___ PROVIDED MATERIAL ___
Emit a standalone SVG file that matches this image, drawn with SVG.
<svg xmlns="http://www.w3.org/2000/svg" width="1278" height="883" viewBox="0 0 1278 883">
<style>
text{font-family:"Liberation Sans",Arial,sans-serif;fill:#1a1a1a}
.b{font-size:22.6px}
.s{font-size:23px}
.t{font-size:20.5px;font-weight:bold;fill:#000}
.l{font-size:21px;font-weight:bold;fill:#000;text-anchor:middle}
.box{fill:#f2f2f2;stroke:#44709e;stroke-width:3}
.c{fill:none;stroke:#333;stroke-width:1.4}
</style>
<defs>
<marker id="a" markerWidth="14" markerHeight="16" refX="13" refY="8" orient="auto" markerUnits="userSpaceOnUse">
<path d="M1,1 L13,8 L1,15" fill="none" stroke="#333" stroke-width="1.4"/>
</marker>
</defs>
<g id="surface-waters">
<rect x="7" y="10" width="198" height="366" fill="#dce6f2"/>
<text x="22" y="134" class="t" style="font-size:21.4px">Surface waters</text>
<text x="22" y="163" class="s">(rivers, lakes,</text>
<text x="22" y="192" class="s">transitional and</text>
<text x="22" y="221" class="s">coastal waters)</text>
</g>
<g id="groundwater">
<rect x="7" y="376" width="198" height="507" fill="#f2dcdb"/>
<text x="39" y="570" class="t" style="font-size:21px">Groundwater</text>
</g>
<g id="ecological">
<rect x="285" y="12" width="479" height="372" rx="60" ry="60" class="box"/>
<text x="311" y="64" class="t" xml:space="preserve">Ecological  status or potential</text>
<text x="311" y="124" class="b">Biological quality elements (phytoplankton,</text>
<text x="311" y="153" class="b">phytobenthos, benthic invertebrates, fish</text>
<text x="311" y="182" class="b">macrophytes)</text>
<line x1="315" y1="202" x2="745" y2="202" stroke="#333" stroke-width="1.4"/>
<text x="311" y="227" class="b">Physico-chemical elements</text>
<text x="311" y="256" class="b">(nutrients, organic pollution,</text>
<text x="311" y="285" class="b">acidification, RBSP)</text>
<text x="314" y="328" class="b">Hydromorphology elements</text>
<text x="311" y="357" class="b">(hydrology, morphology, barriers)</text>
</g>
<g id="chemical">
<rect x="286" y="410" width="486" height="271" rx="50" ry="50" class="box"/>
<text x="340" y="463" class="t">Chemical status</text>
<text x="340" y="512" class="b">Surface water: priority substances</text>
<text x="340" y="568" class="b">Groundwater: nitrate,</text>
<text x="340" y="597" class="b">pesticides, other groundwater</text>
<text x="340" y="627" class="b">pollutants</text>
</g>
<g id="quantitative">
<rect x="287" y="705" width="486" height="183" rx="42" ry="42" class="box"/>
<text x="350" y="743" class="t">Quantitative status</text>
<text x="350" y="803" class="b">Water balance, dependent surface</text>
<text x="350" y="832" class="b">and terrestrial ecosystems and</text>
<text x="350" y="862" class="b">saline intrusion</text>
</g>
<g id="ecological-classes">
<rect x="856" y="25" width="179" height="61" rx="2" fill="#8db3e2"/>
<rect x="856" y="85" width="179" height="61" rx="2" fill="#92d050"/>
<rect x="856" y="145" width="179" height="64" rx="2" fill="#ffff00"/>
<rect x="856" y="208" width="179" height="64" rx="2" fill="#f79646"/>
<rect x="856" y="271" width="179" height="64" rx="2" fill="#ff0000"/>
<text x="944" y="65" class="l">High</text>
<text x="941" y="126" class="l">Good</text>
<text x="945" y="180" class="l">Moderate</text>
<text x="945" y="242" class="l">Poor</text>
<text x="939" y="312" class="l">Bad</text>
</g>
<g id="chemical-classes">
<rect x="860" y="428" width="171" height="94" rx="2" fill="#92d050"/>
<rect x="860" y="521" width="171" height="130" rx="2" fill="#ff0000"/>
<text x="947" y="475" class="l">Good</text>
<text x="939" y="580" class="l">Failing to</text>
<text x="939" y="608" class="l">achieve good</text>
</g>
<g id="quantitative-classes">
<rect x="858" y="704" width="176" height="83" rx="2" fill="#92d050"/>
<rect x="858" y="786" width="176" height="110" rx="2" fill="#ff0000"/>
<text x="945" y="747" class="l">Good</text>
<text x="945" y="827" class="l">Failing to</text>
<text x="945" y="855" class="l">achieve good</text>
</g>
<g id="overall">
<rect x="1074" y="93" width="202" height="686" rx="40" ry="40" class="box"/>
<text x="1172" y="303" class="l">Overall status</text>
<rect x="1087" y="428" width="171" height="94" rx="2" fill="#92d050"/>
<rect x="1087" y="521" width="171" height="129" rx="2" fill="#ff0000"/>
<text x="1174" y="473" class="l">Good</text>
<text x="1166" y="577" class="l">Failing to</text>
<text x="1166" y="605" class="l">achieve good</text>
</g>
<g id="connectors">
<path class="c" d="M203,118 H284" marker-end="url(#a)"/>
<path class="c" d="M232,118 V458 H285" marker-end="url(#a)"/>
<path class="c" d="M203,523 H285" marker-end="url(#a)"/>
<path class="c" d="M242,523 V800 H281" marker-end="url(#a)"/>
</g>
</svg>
___
___ PROVIDED MATERIAL ___
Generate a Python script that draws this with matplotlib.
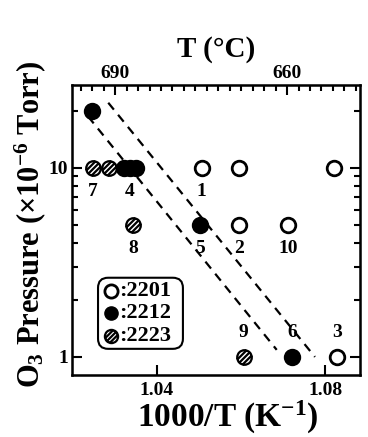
___
___ PROVIDED MATERIAL ___
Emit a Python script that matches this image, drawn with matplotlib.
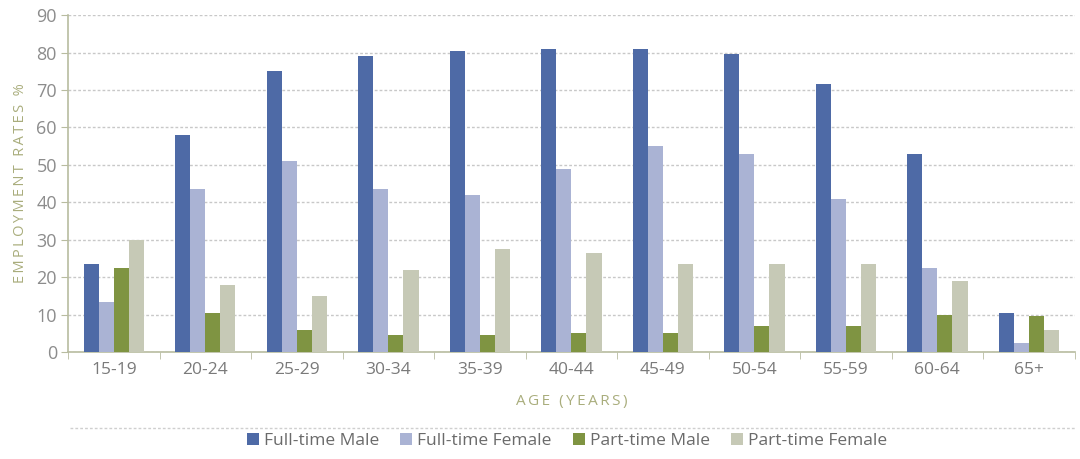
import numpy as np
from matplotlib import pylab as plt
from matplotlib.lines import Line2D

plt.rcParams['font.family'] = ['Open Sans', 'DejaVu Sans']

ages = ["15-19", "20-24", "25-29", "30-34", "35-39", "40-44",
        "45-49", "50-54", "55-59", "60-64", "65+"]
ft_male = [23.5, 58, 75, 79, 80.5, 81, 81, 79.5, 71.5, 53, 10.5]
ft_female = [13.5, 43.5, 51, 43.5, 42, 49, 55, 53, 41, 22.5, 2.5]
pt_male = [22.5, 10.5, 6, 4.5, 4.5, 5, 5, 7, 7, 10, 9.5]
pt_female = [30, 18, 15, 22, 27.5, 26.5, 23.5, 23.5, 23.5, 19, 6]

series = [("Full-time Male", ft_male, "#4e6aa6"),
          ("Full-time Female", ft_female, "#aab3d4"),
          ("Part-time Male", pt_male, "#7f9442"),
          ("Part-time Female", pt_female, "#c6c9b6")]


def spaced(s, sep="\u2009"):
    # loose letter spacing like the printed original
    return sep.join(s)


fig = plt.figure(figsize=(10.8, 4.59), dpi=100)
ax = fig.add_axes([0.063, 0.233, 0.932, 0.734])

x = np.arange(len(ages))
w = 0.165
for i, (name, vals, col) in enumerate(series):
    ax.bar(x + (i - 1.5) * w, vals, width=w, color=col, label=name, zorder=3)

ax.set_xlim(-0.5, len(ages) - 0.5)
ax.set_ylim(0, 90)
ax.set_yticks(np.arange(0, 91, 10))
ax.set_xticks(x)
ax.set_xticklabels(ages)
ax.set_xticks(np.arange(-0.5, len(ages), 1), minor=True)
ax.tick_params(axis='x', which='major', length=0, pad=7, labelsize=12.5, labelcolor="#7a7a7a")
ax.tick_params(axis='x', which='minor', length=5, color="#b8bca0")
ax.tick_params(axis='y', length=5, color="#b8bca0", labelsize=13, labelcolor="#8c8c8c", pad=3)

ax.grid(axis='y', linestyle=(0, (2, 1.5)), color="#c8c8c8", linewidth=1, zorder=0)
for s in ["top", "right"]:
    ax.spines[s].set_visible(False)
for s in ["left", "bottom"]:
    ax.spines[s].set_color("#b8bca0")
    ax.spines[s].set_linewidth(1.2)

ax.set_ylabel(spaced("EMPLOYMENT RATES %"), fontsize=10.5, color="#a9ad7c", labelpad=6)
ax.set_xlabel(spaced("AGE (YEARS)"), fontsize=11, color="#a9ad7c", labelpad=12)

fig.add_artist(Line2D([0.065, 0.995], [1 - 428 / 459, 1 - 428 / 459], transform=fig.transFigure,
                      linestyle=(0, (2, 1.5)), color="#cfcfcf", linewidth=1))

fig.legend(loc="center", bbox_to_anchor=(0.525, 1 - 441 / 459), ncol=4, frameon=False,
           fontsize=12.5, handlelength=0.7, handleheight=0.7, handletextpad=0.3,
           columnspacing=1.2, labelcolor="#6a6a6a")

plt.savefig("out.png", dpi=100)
___
## [TASK DIRECTIONS]
Copy the lines above exactly, starting at the one with "Emit a Python" and ending at the one with "ax.bar(x + (i", both included. Leave out any pictures and add nothing else.

## [PROBLEM SOLUTION]
Emit a Python script that matches this image, drawn with matplotlib.
import numpy as np
from matplotlib import pylab as plt
from matplotlib.lines import Line2D

plt.rcParams['font.family'] = ['Open Sans', 'DejaVu Sans']

ages = ["15-19", "20-24", "25-29", "30-34", "35-39", "40-44",
        "45-49", "50-54", "55-59", "60-64", "65+"]
ft_male = [23.5, 58, 75, 79, 80.5, 81, 81, 79.5, 71.5, 53, 10.5]
ft_female = [13.5, 43.5, 51, 43.5, 42, 49, 55, 53, 41, 22.5, 2.5]
pt_male = [22.5, 10.5, 6, 4.5, 4.5, 5, 5, 7, 7, 10, 9.5]
pt_female = [30, 18, 15, 22, 27.5, 26.5, 23.5, 23.5, 23.5, 19, 6]

series = [("Full-time Male", ft_male, "#4e6aa6"),
          ("Full-time Female", ft_female, "#aab3d4"),
          ("Part-time Male", pt_male, "#7f9442"),
          ("Part-time Female", pt_female, "#c6c9b6")]


def spaced(s, sep="\u2009"):
    # loose letter spacing like the printed original
    return sep.join(s)


fig = plt.figure(figsize=(10.8, 4.59), dpi=100)
ax = fig.add_axes([0.063, 0.233, 0.932, 0.734])

x = np.arange(len(ages))
w = 0.165
for i, (name, vals, col) in enumerate(series):
    ax.bar(x + (i - 1.5) * w, vals, width=w, color=col, label=name, zorder=3)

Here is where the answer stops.